[Rows from a dataset of charts and code]
════

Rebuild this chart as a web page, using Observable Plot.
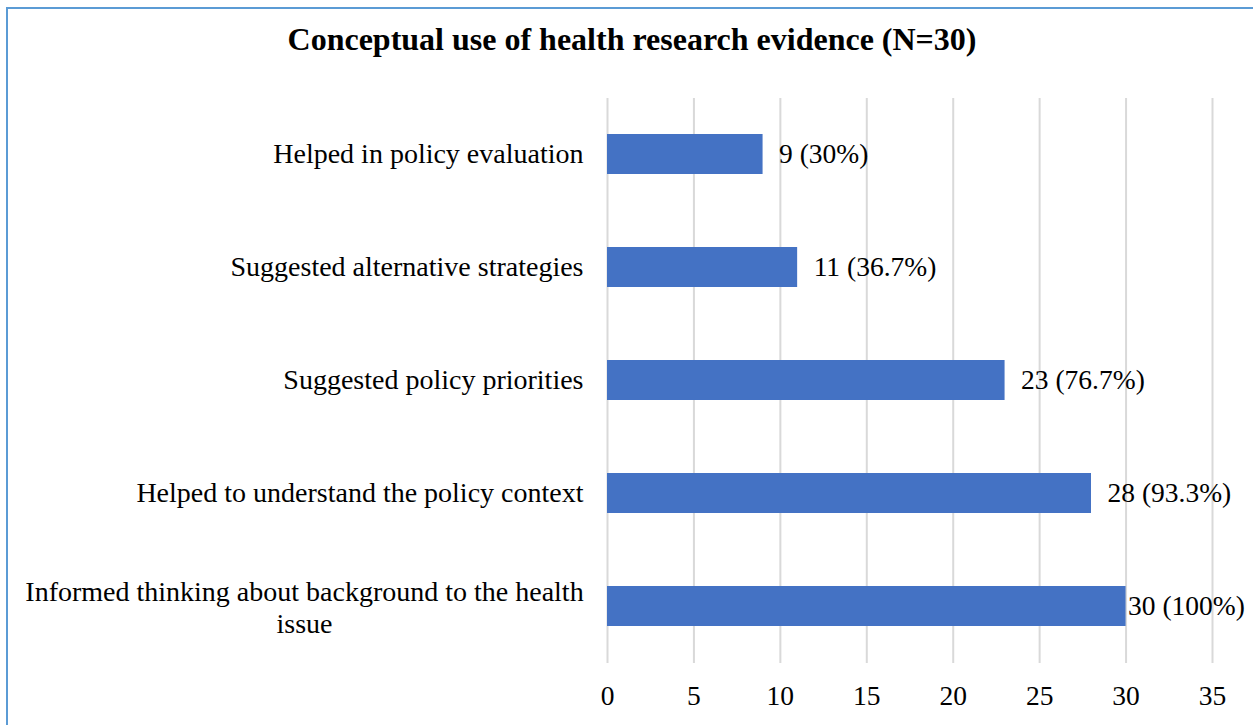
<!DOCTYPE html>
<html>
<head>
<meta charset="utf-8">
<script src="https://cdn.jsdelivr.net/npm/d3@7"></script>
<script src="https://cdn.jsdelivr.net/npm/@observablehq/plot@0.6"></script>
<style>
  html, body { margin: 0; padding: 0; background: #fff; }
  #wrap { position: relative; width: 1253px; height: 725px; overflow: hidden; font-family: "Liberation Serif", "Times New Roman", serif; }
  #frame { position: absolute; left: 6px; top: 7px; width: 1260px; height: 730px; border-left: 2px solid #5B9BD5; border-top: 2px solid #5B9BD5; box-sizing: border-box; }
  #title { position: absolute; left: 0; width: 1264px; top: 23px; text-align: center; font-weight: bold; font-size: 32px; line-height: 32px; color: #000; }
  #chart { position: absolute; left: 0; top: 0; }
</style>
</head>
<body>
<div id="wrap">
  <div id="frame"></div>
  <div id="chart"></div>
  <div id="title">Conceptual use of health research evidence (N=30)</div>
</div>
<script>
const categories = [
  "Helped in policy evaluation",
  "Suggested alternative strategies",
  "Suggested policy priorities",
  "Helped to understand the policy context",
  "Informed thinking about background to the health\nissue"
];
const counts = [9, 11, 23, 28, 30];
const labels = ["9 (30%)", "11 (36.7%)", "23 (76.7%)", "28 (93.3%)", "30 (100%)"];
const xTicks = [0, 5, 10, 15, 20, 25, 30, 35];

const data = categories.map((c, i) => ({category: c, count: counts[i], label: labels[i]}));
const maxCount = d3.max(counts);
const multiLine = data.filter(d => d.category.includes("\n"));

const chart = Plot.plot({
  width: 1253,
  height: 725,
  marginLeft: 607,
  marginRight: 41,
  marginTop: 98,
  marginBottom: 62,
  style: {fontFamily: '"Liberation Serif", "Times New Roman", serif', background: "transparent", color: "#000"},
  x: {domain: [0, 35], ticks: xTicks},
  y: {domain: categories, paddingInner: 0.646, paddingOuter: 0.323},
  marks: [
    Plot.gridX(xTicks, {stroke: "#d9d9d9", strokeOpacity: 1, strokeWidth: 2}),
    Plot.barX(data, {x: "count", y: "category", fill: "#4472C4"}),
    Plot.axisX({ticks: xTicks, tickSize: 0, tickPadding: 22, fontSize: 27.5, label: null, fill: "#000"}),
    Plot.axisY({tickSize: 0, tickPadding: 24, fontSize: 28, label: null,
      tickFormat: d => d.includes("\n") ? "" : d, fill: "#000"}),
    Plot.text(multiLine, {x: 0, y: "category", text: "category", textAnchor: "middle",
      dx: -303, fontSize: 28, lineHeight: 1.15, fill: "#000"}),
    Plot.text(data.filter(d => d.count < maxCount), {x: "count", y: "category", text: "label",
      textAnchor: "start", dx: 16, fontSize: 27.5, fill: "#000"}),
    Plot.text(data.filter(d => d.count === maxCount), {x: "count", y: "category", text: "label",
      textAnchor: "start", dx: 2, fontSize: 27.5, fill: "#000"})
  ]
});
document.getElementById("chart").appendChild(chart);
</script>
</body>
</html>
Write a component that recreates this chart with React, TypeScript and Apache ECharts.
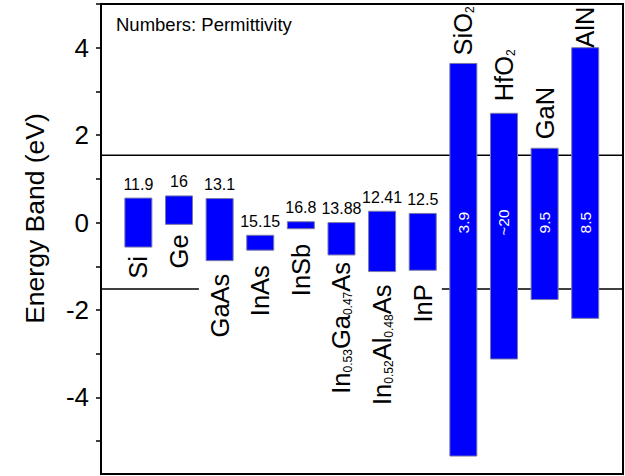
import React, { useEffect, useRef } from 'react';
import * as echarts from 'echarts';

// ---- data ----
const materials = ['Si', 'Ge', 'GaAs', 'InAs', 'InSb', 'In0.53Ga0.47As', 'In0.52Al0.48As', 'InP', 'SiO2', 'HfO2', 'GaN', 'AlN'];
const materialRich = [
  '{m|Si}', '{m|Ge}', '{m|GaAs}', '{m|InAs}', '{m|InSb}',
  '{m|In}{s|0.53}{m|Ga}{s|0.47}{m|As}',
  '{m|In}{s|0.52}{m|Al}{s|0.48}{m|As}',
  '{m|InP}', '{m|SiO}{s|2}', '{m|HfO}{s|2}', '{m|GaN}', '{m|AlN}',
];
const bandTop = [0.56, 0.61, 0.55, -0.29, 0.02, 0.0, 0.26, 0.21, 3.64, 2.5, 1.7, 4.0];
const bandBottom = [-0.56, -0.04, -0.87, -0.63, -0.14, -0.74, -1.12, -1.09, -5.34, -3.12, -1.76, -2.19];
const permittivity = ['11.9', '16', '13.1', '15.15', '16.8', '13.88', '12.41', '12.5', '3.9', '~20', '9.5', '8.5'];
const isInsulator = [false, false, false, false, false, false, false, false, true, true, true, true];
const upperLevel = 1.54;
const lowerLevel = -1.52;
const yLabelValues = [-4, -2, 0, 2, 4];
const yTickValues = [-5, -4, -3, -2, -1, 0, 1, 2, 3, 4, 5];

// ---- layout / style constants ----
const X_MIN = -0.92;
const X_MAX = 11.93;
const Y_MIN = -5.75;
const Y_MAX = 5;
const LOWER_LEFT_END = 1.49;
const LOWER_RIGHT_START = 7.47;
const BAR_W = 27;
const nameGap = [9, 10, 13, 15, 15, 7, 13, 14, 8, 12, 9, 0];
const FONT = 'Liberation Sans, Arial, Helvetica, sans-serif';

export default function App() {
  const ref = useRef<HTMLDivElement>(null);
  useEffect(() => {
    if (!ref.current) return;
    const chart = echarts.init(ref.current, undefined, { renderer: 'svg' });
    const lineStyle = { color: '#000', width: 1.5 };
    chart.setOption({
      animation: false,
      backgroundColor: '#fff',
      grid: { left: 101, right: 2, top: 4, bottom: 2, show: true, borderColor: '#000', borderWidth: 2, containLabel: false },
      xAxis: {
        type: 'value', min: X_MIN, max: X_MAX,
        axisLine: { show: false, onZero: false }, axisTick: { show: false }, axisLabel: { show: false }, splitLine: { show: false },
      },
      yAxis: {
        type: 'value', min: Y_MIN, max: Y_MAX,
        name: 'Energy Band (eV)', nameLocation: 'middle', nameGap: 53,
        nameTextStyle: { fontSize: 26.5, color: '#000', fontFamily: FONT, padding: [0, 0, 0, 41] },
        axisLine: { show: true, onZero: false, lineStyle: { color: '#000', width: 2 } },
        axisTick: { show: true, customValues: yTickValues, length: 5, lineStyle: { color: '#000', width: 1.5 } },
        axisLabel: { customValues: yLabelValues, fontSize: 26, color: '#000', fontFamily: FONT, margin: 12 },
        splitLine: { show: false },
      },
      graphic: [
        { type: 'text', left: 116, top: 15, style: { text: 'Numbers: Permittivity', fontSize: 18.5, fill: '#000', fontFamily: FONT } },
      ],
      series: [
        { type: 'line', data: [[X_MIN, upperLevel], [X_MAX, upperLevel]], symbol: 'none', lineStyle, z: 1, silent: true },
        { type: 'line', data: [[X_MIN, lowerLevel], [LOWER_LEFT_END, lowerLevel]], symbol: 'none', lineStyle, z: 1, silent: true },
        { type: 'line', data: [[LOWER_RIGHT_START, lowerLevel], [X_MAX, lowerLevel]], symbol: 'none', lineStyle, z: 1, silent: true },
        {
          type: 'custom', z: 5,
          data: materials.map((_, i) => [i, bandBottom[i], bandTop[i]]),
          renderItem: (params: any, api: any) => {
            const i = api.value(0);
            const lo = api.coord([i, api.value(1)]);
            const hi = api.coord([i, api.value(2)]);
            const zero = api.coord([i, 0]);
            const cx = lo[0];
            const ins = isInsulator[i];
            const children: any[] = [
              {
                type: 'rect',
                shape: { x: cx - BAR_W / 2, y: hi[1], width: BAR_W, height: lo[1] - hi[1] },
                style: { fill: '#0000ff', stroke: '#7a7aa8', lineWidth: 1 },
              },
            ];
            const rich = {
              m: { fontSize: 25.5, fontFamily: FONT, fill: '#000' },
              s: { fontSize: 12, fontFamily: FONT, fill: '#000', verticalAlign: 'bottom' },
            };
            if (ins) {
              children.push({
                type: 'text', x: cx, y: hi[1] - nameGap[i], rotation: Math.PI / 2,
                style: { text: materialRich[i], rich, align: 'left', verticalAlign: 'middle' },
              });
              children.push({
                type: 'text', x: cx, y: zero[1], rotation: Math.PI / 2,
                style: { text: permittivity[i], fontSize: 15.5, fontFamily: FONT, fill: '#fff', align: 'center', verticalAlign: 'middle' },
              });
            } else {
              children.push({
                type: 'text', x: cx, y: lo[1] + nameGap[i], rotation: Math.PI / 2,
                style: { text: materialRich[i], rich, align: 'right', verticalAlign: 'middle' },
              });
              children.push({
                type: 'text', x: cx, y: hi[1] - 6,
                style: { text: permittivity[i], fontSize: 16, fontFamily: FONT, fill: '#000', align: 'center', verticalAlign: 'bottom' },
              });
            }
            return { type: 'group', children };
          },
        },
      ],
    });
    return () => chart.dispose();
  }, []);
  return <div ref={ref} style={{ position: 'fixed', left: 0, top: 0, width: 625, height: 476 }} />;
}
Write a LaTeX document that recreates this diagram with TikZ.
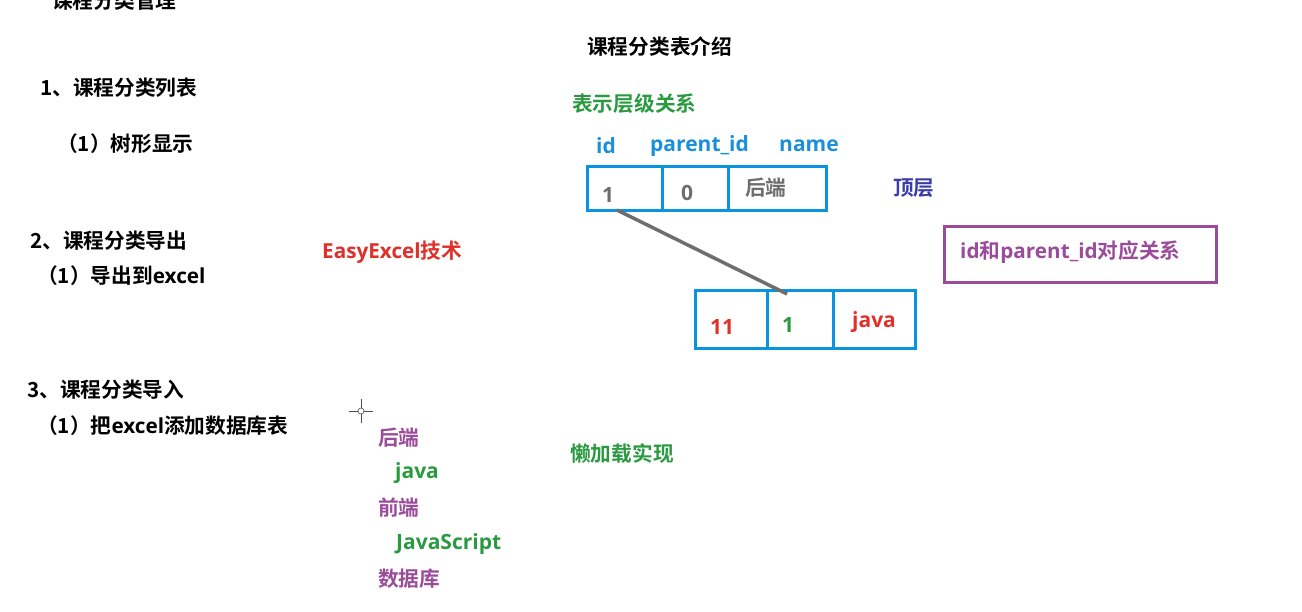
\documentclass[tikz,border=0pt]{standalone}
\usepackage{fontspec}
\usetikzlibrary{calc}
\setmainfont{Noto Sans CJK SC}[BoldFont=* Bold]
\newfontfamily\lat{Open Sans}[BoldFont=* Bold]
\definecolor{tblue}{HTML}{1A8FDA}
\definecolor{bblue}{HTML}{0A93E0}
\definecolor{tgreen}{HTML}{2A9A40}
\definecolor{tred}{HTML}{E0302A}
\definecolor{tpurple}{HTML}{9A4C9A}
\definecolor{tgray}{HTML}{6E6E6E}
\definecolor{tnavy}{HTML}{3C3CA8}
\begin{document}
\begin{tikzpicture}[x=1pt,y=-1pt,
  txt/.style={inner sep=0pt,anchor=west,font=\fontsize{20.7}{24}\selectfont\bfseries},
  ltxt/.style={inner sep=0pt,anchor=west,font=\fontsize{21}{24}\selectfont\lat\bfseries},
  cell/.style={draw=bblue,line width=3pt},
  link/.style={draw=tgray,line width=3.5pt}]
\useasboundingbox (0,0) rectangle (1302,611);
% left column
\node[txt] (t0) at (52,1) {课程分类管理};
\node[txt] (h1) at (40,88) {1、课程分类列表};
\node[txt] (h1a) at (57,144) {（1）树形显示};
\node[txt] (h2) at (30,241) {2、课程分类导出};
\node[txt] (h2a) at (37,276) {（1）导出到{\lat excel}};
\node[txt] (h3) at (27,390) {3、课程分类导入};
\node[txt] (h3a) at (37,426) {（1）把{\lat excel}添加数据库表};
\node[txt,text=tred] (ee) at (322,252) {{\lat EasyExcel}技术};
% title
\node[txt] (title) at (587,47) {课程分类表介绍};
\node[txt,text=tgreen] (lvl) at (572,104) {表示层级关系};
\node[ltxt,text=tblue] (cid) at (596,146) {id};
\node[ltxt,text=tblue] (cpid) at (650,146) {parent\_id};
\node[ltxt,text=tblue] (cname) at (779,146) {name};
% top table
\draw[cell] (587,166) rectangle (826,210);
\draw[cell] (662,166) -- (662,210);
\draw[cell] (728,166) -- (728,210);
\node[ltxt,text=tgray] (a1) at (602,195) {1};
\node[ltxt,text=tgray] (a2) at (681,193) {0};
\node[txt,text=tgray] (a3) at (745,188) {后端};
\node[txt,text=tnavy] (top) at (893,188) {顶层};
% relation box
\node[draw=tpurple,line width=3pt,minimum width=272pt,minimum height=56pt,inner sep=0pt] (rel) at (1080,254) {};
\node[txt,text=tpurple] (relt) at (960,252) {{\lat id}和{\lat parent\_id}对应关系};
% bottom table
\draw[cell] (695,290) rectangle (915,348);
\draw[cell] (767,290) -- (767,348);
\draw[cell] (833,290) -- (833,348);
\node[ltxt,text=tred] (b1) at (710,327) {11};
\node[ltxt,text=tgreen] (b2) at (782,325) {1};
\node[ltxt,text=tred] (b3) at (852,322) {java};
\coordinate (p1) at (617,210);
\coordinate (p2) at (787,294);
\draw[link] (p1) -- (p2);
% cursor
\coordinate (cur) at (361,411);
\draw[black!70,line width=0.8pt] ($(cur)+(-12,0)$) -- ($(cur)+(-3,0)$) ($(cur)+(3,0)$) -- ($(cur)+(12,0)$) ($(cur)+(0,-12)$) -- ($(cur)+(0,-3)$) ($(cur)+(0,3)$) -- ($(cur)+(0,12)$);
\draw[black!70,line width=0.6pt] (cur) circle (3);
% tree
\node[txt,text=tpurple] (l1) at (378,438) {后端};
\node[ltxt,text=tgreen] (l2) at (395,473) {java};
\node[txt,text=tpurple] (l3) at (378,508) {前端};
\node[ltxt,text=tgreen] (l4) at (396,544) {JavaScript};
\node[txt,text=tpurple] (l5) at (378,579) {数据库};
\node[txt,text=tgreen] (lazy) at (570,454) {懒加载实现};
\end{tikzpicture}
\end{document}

════

* THE TASK
Search the listing for the word "with". Copy every line in which it occurs.

* PROBLEM SOLUTION
Write a component that recreates this chart with React, TypeScript and Apache ECharts.
Write a LaTeX document that recreates this diagram with TikZ.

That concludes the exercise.